Pr Eliandro da Costa Cordeiro. S.P.R.C.







[1] “A minha mente é prisioneira da Palavra de Deus”, disse Lutero.
[2] HAGGLUND, B. História da Teologia, Porto Alegre: Concórdia, 1995.
[3] LUTERO, M. Nascido escravo. São Paulo: Fiel, 2001.
[4] Dizia Lutero: “A mesma pessoa é tanto “dois homens inteiros como um homem inteiro.”
[5] LUTERO, M. Luther's works . Lectures on Romans. Saint Louis; Concordia, V.5,1972, p. 302: “Desta afirmação de Agostinho se conclui que pecado original é primeiro pecado, isto é, transgressão de Adão. Pois ele interpreta a expressão “todos pecaram”com referência a algo realizado e não apenas com respeito à transmissão da culpa. Agostinho continua: “Mas se a referência é àquele homem e não ao pecado, e que todos pecaram neste homem o que poderia ser mais claro do que esta expressão”. Mas a primeira interpretação é melhor em vista do que se segue, pois mais adiante o apóstolo diz: “Porque, assim com pela desobediência de um só homem muitos foram constituídos pecadores” (v.19), e isto é o mesmo que dizer que todos pecaram no pecado deste homem (Adão). Mas, mesmo assim, a segunda interpretação pode ser dada, a saber, enquanto um homem pecou, todos os homens pecaram. Assim, em Isaías 43:26,27 “[...] apresenta as tuas razões, para que te possas justificar! Teu primeiro pai pecou [...] o que significa que não podes se r justificado porque és filho de Adão, que primeiro pecou. Portanto, és também pecador, porque és filho de um pecador; e um pecador não pode gerar algo senão a um pecador igual a ele.”

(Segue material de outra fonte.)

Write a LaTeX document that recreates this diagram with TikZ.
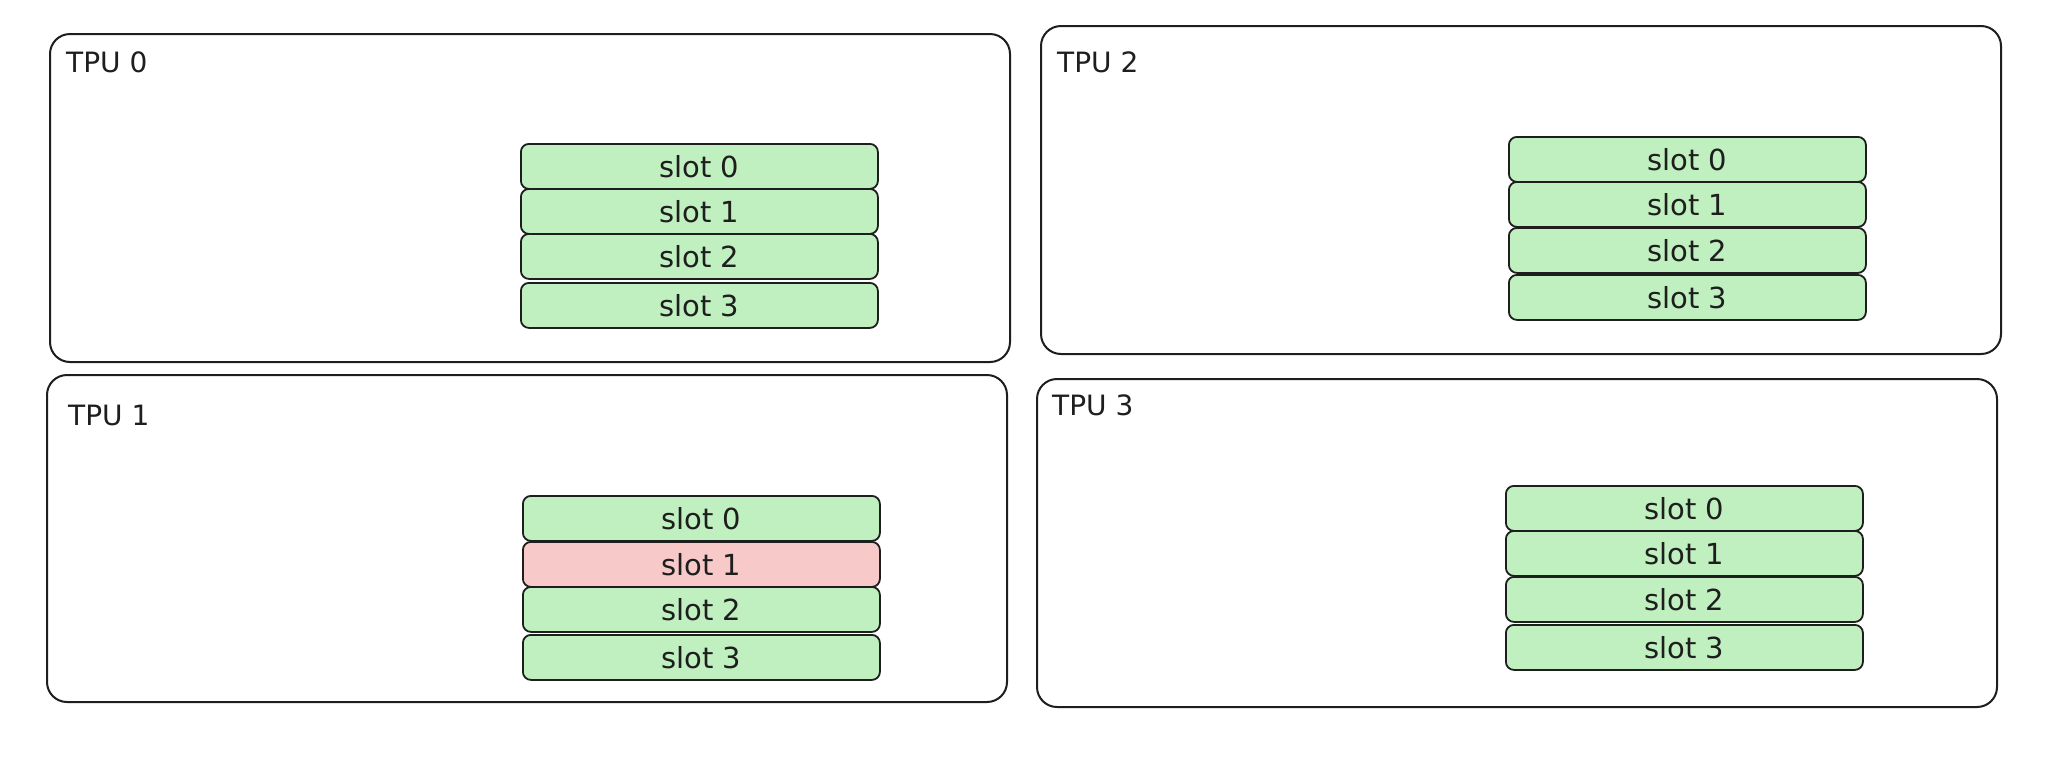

[6] HAGGLUND, B. História da Teologia. Porto Alegre: Concórdia, 1995. p. 196.
[7] HAGGLUND, B. História da Teologia. Porto Alegre: Concórdia, 1995.
[8] OLSON, R. História da teologia cristã.São Paulo:Vida, 2001. p. 395- 396.
[9] A Palavra externa é o livro. Enfatiza-se que a Bíblia é objetiva estável e exterior a nós. Por isso ela é imutável. Podemos aceitá-la ou recusá-la, mas nunca seremos capazes de modificá-la.
[10] Bíblia Sagrada, II Pe. 1:20.
[11] Muito embora, Lutero com o passar dos anos critica tenazmente o método alegórico de interpretação bíblica, ele era literal acerca das alegorias presentes no Novo Testamento. Tais alegorias deixaram de ser alegorias por se apresentarem explicitamente como tal.
[12] BROWN, C. Filosofia e Fé Cristã. São Paulo: Edições Vida Nova, 1985. p. 33.
[13] PIPER, J. O legado da alegria soberana. São Paulo: Shedd, 2005, p.117: “Estudiosos que adotam o método histórico-crítico de interpretação [...] usam vários critérios históricos para negar que certas declarações forma feitas por Jesus ou que certos milagres foram realmente realizados por ele. Mas nenhum desses historiadores afirma que estão recontando a história da Palavra encarnada por causa da inspiração do Espírito. [...] não estou dizendo que não houve ataques ao Jesus histórico, mas que o papel do Espírito não é substituir o papel do Livro, e que a verdadeira Palavra encarnada não é revelada pelo Espírito aparte da Palavra externa.”
[14] Campos, Heber Carlos.Fides Reformata: São Paulo. Janeiro-Junho, 1996. p. 45.
[15] PLASS. What Luther Says. V.1. p. 77.